NWM Mining Corporation: Projects: NWM Copper

NWM Copper
Minera Columbia has commissioned the ASPN (Acidification, Sulfidation, Precipitation, and Neutralization) system for laboratory test work to develop a low cost process for removing the copper component in the gold bearing solutions from the leach pad. The adsorption circuit of the ADR plant would otherwise become overwhelmed by the copper concentration in the solution and hence the ASPN system is being developed for copper removal without affecting the gold bearing component.

The standard SART process that exists today is complicated and expensive to operate. It is hoped that the ASPN system will become a low cost alternative that creates a salable copper sulfide concentration with cyanide recovery and can be operated at a profit for the mine. Utilizing a SART process is break even at the best of conditions and usually operates as a loss to the operation per current budgetary forecasts.

The solution currently being utilized for test work comes from the cold strip tank in the desorption circuit. The cold strip process removes the copper that has loaded onto the carbon in the adsorption columns and concentrates the copper in the cold strip tank. Once the cold strip is completed, the solution is pumped by a peristaltic feed pump, 0.1-5.0 gallons per minute into the tube reactors.

The tube reactors consist of one inch pvc pipe for the H2SO4 injection point, four inch pvc pipe for the NaHS injection point, returns to one inch pvc pipe for continued flow to the one tonne tote settling tank and then exits the tote for discharge back into the solution pond. The settling tank is the point where copper removal is expected in the form of Cu2S. This final product has a salable cash value. The diagram indicates 90 degree turns in the piping and these are deliberately placed in line as mixing points for the reagents. The 90 degree elbows disrupt laminar flow and are part of current thinking for design criteria for commercial operation.

The tube reactor is a closed circuit and has been designed as such for the control of hydrogen cyanide gas (HCN). HCN is generated in the first step when H2SO4 is added, as the pH is lowered to 3.0-5.0. At this point in time the optimum pH has been determined to be 4.0 and has the potential to release HCN into the surrounding environment if not controlled in the proper manner. By keeping the system as a closed loop the potential to create a hazardous situation has been dramatically reduced. The biggest point of concern, at this time, is the discharge point into the process pond. By discharging the solution below the water line in the process pond it allows for the discharged solutions pH to return to above pH 9.0 which removes the potential for HCN generation and returns the cyanide from the HCN state back within parameters for stable control of NaCN. Previous test work by others parties has determined that the HCN created within a closed loop holds the HCN within a gaseous state within the solution similar to dissolved oxygen in water.
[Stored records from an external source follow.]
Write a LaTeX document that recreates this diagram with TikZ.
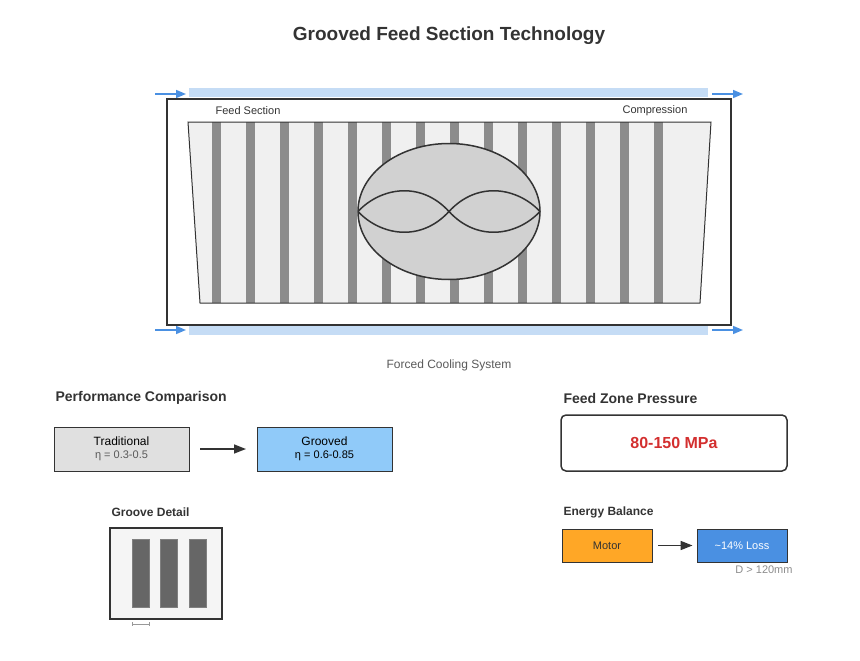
\documentclass[tikz,border=0pt]{standalone}
\usepackage{fontspec}
\setmainfont{Liberation Sans}
\usetikzlibrary{positioning, arrows.meta}
\definecolor{cool}{HTML}{C5DCF5}
\definecolor{flow}{HTML}{4A90E2}
\definecolor{edge}{HTML}{333333}
\definecolor{groove}{HTML}{8C8C8C}
\tikzset{
  box/.style={draw=edge, line width=0.9pt, minimum width=135pt, minimum height=44pt, align=center, font=\fontsize{12}{14}\selectfont},
  smallbox/.style={draw=edge, line width=0.9pt, minimum width=90pt, minimum height=33pt, font=\fontsize{11}{13}\selectfont},
  head/.style={anchor=west, font=\bfseries\fontsize{14}{16}\selectfont, text=edge},
  subhead/.style={anchor=west, font=\bfseries\fontsize{12}{14}\selectfont, text=edge},
  flowarrow/.style={-{Triangle[length=10pt,width=8pt]}, flow, line width=1.6pt},
  passarrow/.style={-{Triangle[length=12pt,width=9pt]}, edge, line width=1.6pt}
}
\begin{document}
\begin{tikzpicture}[x=1pt, y=-1pt]
\useasboundingbox (0,0) rectangle (860,661);

% Title
\node[font=\bfseries\fontsize{19}{22}\selectfont, text=edge] (title) at (449,36) {Grooved Feed Section Technology};

% Cooling channels
\fill[cool] (189,88) rectangle (708,97);
\fill[cool] (189,326) rectangle (708,335);
\coordinate (tl0) at (155,94); \coordinate (tl1) at (186,94);
\coordinate (tr0) at (712,94); \coordinate (tr1) at (743,94);
\coordinate (bl0) at (155,330); \coordinate (bl1) at (186,330);
\coordinate (br0) at (712,330); \coordinate (br1) at (743,330);
\draw[flowarrow] (tl0) -- (tl1);
\draw[flowarrow] (tr0) -- (tr1);
\draw[flowarrow] (bl0) -- (bl1);
\draw[flowarrow] (br0) -- (br1);

% Barrel
\draw[edge, line width=2pt] (167,99) rectangle (731,325);
\fill[black!6] (188,122) -- (711,122) -- (700,303) -- (200,303) -- cycle;
\foreach \i in {0,...,13}
  \fill[groove] (211.5+34*\i,122) rectangle (220.5+34*\i,303);
\draw[edge, line width=1pt] (188,122) -- (711,122) -- (700,303) -- (200,303) -- cycle;

% Screw
\draw[edge, fill=black!18, line width=1.5pt] (449,211.5) ellipse (91 and 68);
\draw[edge, line width=1.5pt] (358,211.5) .. controls (380,188) and (420,180) .. (449,211.5)
  .. controls (478,243) and (518,235) .. (540,211.5);
\draw[edge, line width=1.5pt] (358,211.5) .. controls (380,235) and (420,243) .. (449,211.5)
  .. controls (478,180) and (518,188) .. (540,211.5);

\node[font=\fontsize{11}{13}\selectfont, text=edge] (feed) at (248,111) {Feed Section};
\node[font=\fontsize{11}{13}\selectfont, text=edge] (comp) at (655,111) {Compression};
\node[font=\fontsize{12}{14}\selectfont, text=black!65] (cooling) at (449,365) {Forced Cooling System};

% Performance comparison
\node[head] (perf) at (52,398) {Performance Comparison};
\node[box, fill=black!12] (trad) at (121.5,449) {Traditional\\[-1pt]{\color{black!65}\fontsize{11}{13}\selectfont η = 0.3-0.5}};
\node[box, fill={rgb,255:red,144;green,202;blue,249}] (groov) at (324.5,449) {Grooved\\[-1pt]{\fontsize{11}{13}\selectfont η = 0.6-0.85}};
\draw[passarrow] (200,449) -- (246,449);

% Groove detail
\node[subhead] (detail) at (108,512) {Groove Detail};
\draw[edge, fill=black!4, line width=1.5pt] (110,528) rectangle (222,619);
\foreach \x in {132,160,189}
  \draw[black!50, fill=black!60] (\x,539) rectangle (\x+17,607);
\draw[black!40, line width=0.5pt] (132,624) -- (149,624);
\draw[black!40, line width=0.5pt] (132,622) -- (132,626) (149,622) -- (149,626);

% Feed zone pressure
\node[head] (press) at (560,398) {Feed Zone Pressure};
\node[draw=edge, line width=1.5pt, rounded corners=5pt, minimum width=226pt, minimum height=56pt,
  font=\bfseries\fontsize{16}{19}\selectfont, text={rgb,255:red,211;green,47;blue,47}] (mpa) at (674,443) {80-150 MPa};

% Energy balance
\node[subhead] (energy) at (560,512) {Energy Balance};
\node[smallbox, fill={rgb,255:red,255;green,167;blue,38}, text=edge] (motor) at (607,545.5) {Motor};
\node[smallbox, fill=flow, text=white] (loss) at (742,545.5) {\textasciitilde14\% Loss};
\draw[passarrow] (motor.east) ++(6,0) -- ([xshift=-4pt]loss.west);
\node[font=\fontsize{11}{13}\selectfont, text=black!45] (dia) at (764,570) {D > 120mm};

\end{tikzpicture}
\end{document}
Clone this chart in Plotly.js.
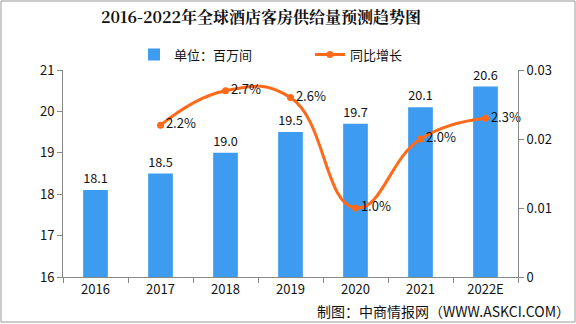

Therefore as long as the system is operated as a closed loop the HCN can be controlled.

Ongoing test work is planned for reducing the settling time needed for the Cu2S crystals removal from the solution. At this point in time the settling rate to achieve 85% copper removal requires 1250 minutes within the settling tote. Future work is planned for the trials of filters, cyclones, and/or the injections of alum as a catalyst to speed up the copper sulfide settlement rate. Alum is used in the water treatment industries and could assist in enhancing the ASPN process. The company has recently hired a metallurgical technician for continued monitoring of the test work. KCA in Reno, Nevada, Keith Huck from Boise, Idaho, and Bruce Thorndycraft from Idaho City, Idaho have been retained for technical support during this testing stage. The process development deadline is scheduled for September 2011 to allow for EPCM and completion of the commercial project by March 2012.